A block of data:
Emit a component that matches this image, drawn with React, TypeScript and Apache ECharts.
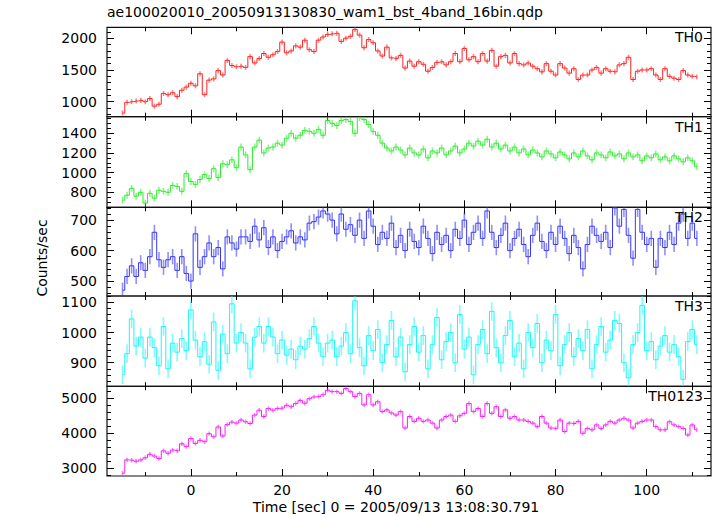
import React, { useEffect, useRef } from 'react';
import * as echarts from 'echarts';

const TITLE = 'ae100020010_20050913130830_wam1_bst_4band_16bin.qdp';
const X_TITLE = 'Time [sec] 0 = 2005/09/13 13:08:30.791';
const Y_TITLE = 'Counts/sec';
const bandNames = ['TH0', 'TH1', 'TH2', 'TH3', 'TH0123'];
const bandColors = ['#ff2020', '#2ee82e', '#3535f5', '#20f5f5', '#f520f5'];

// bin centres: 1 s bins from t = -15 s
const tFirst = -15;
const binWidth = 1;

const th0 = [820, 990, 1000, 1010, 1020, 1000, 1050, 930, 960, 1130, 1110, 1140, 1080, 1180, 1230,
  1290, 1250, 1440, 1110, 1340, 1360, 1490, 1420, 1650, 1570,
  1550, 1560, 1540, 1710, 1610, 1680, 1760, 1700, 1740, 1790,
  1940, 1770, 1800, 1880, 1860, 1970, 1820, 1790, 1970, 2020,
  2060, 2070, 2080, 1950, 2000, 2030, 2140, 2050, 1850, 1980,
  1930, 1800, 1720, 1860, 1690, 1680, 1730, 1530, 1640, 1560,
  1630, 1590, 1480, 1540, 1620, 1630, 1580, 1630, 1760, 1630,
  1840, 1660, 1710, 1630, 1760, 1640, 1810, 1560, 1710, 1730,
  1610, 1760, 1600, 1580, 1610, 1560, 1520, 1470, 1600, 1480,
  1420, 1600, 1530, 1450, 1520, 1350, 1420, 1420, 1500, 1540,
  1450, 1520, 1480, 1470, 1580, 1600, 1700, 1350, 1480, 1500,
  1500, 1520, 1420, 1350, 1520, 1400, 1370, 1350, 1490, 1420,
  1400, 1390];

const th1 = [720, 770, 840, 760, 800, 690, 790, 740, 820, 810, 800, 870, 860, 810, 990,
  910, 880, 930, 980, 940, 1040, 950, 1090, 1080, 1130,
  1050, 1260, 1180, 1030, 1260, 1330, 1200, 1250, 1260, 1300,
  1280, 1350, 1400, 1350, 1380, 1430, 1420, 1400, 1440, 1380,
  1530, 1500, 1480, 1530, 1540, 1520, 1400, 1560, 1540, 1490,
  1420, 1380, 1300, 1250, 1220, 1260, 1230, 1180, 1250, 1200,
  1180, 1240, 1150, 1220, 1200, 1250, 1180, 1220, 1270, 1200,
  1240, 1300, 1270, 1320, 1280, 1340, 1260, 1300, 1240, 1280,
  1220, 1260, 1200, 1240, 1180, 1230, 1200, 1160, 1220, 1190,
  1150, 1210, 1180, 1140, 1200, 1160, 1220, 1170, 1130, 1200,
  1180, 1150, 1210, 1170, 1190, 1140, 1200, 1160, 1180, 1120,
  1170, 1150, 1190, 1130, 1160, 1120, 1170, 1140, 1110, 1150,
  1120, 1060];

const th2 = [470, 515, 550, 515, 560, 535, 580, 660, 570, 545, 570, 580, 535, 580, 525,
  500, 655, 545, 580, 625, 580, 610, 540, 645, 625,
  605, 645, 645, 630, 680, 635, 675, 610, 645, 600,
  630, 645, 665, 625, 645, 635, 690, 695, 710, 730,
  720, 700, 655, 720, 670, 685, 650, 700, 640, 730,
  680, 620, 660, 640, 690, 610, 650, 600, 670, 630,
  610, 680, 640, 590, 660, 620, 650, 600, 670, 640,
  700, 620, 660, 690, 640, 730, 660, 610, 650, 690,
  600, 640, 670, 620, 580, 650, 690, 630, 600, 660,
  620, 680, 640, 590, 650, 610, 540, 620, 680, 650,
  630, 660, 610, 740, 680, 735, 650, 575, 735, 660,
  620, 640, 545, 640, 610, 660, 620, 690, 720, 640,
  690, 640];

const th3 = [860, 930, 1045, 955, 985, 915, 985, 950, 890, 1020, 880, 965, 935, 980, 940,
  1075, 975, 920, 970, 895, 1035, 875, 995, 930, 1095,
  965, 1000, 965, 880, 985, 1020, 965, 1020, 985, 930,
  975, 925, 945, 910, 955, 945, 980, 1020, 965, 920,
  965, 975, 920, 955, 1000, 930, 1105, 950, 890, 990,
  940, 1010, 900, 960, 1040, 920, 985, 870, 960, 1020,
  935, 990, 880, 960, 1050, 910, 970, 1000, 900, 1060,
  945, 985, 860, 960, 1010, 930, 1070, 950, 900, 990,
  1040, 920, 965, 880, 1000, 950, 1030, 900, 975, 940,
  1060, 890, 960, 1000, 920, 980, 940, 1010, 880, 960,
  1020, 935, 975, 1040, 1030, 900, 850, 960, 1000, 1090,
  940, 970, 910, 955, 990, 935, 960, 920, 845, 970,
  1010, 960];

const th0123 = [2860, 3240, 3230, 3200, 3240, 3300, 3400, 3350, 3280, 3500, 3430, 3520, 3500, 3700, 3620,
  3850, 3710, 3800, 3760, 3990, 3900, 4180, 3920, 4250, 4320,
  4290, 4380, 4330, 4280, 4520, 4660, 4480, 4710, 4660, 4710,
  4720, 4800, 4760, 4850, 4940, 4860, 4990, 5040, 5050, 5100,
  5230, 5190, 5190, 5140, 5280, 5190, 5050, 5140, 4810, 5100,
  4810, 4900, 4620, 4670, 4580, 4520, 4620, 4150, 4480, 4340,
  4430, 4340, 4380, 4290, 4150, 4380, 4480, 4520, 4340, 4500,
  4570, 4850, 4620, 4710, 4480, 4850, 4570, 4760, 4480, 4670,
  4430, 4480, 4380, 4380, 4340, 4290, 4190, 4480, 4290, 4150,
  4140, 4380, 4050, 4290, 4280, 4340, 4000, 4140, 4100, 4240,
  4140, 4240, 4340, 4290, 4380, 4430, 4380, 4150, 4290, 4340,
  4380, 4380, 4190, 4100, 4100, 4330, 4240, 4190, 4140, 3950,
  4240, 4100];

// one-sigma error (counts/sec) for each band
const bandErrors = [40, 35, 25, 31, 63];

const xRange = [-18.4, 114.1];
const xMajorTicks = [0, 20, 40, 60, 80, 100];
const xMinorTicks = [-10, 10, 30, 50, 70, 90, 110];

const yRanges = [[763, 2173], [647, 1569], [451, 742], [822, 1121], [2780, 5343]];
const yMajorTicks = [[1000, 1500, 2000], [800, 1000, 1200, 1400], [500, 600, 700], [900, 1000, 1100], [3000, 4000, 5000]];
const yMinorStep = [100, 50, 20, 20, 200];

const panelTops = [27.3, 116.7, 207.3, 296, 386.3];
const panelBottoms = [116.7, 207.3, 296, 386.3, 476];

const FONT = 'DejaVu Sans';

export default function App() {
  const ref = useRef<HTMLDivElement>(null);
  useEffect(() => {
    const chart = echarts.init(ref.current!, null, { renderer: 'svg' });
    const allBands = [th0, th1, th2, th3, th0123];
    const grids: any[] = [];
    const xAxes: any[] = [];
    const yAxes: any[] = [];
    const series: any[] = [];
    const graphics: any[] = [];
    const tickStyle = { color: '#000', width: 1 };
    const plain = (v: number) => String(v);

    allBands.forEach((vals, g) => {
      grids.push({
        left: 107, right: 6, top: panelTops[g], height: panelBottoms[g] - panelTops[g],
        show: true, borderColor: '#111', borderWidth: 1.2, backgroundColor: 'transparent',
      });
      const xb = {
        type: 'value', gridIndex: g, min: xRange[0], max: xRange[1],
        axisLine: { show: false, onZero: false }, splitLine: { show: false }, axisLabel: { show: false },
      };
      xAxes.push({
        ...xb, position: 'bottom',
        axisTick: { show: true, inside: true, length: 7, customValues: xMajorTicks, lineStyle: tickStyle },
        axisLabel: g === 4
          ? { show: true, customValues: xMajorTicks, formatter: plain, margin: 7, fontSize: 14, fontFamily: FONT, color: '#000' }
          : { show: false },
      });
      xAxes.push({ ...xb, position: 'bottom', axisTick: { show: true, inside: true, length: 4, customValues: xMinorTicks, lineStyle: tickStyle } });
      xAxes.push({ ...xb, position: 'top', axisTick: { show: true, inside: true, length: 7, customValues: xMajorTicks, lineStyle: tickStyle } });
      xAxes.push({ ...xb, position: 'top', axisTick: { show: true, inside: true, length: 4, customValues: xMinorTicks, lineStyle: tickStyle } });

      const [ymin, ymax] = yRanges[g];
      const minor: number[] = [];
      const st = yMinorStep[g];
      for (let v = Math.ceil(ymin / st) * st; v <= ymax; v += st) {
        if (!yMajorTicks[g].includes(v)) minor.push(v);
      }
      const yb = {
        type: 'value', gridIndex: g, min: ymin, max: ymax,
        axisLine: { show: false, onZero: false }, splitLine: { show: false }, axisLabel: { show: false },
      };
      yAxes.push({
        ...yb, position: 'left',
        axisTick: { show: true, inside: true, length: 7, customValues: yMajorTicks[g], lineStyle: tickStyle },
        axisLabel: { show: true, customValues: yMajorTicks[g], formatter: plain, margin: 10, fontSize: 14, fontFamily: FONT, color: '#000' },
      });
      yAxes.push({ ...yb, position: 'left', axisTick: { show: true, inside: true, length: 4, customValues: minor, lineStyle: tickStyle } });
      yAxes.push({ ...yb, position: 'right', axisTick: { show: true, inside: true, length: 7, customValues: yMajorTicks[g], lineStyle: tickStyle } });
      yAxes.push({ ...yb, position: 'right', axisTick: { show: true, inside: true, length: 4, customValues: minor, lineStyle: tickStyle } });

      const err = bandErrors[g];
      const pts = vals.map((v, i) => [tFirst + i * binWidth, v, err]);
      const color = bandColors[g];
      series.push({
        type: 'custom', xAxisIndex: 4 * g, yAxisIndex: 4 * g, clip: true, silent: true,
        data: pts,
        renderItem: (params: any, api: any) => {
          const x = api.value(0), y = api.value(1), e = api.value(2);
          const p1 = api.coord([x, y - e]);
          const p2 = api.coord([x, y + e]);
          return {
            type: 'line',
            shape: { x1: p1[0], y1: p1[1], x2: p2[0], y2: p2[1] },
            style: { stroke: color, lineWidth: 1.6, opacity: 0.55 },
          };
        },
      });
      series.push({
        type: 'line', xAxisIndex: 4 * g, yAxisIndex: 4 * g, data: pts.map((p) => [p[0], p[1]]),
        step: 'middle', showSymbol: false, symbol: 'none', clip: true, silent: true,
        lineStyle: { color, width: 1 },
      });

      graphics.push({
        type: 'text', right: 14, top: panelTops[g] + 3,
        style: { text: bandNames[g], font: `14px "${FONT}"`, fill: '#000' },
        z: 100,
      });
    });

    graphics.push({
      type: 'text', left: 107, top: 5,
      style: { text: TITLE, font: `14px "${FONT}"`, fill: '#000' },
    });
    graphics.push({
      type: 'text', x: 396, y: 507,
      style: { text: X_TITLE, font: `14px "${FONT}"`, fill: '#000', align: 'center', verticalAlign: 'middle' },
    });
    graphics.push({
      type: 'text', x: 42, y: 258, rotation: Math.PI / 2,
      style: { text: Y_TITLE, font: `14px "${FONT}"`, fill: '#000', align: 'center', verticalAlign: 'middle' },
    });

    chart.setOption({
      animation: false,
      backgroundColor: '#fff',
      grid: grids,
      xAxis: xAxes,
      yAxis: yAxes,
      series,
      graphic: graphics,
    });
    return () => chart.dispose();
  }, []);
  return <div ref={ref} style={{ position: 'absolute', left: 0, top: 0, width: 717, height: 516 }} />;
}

==

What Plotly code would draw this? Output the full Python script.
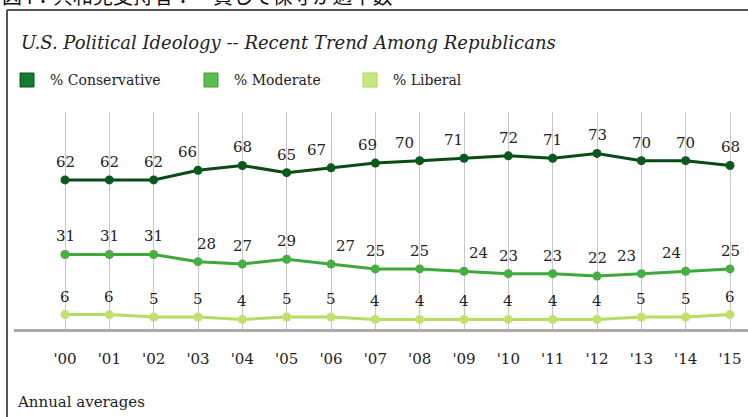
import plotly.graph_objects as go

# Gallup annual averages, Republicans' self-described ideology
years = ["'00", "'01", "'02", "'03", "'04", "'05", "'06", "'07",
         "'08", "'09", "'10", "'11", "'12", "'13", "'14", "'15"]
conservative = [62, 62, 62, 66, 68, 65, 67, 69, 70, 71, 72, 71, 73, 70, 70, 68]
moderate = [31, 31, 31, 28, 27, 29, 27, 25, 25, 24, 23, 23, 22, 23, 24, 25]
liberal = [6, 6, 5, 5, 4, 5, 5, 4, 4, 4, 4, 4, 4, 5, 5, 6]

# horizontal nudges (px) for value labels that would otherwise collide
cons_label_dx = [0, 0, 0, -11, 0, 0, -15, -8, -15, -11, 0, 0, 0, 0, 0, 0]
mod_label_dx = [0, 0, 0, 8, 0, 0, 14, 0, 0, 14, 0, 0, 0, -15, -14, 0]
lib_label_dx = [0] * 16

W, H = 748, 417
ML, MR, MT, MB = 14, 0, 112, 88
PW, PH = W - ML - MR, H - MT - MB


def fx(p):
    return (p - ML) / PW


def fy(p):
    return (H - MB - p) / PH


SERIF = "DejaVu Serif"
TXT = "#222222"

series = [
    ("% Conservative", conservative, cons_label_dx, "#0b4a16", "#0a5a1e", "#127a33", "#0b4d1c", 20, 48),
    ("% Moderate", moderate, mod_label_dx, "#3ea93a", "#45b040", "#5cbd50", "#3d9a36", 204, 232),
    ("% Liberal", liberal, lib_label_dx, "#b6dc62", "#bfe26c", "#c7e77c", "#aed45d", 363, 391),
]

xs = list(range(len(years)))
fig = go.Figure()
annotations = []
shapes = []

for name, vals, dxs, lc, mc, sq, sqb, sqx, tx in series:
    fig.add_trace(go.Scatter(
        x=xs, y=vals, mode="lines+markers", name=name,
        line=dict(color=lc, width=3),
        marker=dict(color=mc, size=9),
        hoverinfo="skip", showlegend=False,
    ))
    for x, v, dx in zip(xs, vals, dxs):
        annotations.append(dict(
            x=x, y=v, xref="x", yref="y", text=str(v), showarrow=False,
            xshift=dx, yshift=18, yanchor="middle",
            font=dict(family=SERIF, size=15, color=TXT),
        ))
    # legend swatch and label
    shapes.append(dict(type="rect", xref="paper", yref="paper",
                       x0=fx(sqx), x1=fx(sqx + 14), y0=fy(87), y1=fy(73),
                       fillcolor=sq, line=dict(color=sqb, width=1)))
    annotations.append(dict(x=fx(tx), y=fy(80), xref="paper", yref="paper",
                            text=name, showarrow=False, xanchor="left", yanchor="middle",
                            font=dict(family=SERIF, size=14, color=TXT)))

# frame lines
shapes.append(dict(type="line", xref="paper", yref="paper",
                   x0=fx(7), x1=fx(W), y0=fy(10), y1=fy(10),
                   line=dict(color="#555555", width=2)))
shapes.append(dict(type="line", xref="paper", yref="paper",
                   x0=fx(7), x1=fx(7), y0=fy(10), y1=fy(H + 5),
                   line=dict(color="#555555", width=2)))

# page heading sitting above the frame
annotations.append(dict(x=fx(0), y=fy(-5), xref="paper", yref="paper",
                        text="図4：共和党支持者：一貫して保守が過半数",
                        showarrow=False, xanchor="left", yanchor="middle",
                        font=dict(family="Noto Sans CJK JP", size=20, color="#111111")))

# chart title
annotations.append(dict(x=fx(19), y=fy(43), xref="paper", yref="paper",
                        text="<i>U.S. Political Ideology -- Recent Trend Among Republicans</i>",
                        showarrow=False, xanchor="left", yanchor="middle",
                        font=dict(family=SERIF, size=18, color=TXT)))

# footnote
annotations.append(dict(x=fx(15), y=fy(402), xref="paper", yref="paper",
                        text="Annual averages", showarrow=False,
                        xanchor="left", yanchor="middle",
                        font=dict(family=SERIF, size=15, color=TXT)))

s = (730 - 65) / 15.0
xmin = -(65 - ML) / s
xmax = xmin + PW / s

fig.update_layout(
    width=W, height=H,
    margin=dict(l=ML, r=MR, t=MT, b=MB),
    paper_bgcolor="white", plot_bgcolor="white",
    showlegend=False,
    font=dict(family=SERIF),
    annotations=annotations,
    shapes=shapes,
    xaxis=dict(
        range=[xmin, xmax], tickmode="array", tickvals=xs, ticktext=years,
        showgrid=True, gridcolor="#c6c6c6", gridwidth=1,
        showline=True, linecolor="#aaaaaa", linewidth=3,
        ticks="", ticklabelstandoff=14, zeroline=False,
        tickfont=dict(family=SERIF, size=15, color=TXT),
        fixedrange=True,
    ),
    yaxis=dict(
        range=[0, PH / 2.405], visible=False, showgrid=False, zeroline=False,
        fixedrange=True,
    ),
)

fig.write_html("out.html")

▶ WHAT TO DO:
Leave the pictures out, then copy word for word only the lines from the one containing "Emit a component" through the one containing "const binWidth = 1;", both included.

▶ WRITTEN REPLY:
Emit a component that matches this image, drawn with React, TypeScript and Apache ECharts.
import React, { useEffect, useRef } from 'react';
import * as echarts from 'echarts';

const TITLE = 'ae100020010_20050913130830_wam1_bst_4band_16bin.qdp';
const X_TITLE = 'Time [sec] 0 = 2005/09/13 13:08:30.791';
const Y_TITLE = 'Counts/sec';
const bandNames = ['TH0', 'TH1', 'TH2', 'TH3', 'TH0123'];
const bandColors = ['#ff2020', '#2ee82e', '#3535f5', '#20f5f5', '#f520f5'];

// bin centres: 1 s bins from t = -15 s
const tFirst = -15;
const binWidth = 1;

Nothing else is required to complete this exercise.